**SUPPLIED DATA**:
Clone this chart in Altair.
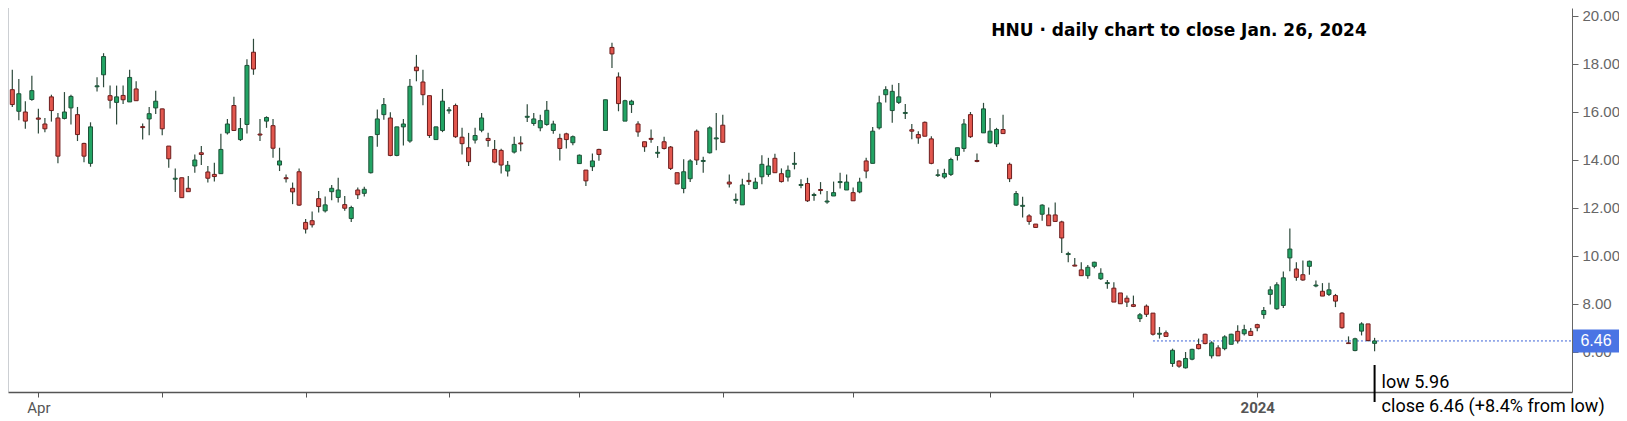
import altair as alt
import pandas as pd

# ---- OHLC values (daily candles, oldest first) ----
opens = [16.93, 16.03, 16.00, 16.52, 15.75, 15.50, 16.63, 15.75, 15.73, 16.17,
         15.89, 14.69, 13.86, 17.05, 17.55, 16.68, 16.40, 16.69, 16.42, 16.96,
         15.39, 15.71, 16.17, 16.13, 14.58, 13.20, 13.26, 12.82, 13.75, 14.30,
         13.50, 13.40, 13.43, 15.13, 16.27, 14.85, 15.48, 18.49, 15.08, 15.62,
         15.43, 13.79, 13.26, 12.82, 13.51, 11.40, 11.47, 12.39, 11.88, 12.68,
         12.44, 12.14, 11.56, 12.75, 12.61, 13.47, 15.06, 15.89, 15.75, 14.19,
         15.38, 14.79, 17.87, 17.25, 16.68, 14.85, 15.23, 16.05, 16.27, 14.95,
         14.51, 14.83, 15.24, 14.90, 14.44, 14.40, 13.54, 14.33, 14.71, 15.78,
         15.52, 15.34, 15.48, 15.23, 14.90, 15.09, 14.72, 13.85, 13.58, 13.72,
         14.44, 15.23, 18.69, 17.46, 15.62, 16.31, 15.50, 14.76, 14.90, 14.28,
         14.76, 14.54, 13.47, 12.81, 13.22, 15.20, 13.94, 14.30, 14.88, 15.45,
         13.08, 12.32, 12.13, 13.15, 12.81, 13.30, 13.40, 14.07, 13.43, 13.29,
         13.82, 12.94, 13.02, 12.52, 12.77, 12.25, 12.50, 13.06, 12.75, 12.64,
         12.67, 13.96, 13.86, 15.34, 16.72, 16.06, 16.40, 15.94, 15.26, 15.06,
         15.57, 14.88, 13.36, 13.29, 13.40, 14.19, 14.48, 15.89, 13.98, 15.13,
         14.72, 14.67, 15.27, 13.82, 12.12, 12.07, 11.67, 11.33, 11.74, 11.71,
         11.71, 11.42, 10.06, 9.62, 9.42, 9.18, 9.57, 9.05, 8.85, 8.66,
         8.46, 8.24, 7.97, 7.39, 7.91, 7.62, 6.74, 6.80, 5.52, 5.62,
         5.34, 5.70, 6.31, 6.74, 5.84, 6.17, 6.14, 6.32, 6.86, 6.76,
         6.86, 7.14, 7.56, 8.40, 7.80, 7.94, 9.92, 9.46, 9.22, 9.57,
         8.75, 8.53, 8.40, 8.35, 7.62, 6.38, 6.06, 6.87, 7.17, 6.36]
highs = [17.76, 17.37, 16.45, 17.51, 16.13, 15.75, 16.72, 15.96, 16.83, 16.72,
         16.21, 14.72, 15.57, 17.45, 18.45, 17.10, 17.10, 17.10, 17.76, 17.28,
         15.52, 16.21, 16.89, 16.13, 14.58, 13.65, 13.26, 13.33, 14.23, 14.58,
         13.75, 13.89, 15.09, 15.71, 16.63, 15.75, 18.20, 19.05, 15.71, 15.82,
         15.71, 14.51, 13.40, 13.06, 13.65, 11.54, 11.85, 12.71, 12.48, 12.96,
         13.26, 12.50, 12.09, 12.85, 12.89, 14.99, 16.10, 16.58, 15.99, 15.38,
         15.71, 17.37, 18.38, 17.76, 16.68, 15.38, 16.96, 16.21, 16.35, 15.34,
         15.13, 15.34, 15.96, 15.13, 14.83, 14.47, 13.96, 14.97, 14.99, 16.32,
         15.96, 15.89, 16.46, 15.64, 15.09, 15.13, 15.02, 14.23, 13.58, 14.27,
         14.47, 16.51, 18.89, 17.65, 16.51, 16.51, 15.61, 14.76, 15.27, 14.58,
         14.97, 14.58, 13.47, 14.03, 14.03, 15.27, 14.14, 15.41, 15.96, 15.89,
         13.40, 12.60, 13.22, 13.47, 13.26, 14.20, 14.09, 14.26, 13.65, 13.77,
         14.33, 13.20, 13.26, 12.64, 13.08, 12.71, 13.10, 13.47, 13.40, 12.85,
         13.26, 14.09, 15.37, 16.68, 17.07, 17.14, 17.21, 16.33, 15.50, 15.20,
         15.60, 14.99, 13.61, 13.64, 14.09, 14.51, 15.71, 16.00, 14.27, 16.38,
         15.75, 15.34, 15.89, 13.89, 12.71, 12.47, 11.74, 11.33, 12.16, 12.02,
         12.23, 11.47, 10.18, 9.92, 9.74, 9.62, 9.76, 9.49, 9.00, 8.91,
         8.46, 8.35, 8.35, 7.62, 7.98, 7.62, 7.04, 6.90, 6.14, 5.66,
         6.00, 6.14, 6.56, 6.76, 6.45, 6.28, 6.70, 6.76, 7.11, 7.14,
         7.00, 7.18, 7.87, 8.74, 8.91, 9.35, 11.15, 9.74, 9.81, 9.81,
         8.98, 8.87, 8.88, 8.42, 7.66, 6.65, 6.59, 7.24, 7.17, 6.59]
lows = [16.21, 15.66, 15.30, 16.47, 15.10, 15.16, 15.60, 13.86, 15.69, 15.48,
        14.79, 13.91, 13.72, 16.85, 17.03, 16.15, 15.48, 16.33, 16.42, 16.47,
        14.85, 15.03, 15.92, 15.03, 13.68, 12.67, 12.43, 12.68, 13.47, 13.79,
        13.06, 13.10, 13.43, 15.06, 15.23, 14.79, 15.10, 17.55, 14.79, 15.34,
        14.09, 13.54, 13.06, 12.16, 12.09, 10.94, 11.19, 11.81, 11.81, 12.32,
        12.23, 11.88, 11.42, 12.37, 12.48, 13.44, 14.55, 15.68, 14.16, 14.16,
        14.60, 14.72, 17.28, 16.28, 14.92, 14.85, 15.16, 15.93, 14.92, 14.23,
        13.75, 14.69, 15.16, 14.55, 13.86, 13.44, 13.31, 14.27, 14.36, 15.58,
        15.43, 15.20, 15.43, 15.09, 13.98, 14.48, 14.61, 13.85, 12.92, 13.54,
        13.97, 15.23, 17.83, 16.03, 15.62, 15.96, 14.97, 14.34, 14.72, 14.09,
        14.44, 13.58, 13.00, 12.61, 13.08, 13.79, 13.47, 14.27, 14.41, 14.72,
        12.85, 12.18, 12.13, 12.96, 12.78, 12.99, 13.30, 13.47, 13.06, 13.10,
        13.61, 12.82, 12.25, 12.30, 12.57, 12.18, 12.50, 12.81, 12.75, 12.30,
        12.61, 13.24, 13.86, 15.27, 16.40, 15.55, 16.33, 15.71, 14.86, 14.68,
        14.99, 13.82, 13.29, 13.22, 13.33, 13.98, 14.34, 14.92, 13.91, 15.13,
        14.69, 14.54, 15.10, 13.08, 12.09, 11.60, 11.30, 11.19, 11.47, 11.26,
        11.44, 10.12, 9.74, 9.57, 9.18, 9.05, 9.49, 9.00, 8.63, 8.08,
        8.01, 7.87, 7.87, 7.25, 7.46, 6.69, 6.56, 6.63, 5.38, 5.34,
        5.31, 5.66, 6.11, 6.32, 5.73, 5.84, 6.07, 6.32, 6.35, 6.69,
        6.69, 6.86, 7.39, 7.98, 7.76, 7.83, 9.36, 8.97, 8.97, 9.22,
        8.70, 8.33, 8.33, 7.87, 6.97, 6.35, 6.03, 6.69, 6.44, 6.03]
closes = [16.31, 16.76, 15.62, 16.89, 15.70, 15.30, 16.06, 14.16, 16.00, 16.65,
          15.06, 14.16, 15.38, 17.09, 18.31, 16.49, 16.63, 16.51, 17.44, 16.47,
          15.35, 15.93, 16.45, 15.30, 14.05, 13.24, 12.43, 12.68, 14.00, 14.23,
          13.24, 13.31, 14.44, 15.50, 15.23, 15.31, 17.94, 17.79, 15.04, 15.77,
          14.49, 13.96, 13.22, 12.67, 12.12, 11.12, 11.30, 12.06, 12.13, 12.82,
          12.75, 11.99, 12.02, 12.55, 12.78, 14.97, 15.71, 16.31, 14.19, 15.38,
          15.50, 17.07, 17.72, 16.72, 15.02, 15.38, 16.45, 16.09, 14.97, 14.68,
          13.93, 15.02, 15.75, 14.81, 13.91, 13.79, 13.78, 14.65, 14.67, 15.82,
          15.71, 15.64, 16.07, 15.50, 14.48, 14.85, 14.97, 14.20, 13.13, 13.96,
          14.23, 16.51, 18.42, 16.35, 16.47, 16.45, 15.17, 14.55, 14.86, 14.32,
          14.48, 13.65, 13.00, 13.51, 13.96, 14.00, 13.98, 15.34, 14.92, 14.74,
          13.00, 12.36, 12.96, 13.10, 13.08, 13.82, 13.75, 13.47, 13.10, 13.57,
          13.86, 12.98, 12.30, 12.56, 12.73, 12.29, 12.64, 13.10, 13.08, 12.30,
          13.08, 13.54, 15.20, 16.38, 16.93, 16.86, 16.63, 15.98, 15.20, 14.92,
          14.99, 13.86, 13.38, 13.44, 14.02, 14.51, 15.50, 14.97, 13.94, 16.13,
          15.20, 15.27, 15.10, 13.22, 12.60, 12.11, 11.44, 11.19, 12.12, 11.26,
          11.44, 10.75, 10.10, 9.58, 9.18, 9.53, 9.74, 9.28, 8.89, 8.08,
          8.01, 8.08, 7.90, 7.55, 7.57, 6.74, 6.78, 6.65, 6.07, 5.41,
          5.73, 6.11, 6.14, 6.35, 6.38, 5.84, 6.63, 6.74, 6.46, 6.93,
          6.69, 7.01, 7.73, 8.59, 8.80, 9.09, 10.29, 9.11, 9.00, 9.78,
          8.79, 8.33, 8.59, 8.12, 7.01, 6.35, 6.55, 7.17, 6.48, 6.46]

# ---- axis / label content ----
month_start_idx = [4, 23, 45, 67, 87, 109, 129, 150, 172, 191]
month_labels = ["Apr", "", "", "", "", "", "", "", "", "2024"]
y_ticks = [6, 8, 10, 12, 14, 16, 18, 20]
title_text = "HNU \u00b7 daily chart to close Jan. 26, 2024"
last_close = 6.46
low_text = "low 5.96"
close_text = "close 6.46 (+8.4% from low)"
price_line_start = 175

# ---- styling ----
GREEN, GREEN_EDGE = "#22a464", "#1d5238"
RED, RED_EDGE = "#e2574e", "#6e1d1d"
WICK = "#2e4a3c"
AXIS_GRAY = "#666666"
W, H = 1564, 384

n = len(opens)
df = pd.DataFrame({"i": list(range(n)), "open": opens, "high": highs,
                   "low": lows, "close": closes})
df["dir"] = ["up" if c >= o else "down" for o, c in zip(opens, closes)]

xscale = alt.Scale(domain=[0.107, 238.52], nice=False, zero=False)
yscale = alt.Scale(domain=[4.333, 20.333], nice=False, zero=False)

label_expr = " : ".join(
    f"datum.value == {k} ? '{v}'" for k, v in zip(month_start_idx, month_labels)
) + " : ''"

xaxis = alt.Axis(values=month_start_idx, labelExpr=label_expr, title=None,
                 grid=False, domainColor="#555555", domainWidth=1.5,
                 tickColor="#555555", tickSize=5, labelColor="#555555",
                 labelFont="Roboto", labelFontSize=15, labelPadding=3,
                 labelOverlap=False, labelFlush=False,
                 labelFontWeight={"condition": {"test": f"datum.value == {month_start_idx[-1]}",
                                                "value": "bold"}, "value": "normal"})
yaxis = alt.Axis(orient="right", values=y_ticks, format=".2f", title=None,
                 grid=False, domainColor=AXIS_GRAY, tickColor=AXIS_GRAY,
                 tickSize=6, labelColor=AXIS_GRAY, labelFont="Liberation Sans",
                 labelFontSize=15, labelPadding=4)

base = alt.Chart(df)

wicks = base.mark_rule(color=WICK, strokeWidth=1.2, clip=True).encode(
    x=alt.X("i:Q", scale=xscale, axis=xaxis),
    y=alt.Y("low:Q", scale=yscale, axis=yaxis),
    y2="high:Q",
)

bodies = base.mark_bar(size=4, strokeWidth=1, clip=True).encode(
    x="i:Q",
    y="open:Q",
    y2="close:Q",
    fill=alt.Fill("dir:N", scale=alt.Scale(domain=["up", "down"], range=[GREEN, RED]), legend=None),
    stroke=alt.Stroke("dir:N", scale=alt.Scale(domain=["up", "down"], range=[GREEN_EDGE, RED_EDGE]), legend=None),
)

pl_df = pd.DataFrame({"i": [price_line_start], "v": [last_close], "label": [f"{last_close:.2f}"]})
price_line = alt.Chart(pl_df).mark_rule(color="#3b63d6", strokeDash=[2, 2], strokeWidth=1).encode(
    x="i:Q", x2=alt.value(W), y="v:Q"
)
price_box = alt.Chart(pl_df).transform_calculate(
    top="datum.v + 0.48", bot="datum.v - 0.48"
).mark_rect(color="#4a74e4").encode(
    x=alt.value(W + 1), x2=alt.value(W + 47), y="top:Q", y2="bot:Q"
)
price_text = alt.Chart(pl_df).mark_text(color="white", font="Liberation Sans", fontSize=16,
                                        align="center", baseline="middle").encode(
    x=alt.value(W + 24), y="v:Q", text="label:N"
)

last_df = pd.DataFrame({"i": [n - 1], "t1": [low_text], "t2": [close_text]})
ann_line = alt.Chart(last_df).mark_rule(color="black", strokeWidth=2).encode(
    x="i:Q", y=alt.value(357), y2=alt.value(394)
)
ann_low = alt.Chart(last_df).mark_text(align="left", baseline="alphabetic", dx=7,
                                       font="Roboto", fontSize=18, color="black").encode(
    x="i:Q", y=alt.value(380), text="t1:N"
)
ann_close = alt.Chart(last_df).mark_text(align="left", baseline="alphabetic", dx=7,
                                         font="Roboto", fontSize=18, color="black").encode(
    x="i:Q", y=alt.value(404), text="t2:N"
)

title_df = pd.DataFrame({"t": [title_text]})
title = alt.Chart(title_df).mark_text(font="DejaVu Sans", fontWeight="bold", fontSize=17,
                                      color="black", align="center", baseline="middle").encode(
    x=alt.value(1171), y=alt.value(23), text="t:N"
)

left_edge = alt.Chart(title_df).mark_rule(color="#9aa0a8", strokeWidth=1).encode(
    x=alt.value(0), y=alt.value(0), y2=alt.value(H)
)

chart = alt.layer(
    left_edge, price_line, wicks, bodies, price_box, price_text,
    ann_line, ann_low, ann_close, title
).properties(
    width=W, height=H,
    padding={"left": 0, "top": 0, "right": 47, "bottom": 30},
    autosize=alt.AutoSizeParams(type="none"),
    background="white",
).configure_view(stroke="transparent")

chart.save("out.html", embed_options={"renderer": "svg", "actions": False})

**WRITTEN EXERCISE**: Return only the lines running from the top of the data to the line that holds "import pandas as pd". Include both of those lines, but skip the pictures.

**FINAL ANSWER**:
Clone this chart in Altair.
import altair as alt
import pandas as pd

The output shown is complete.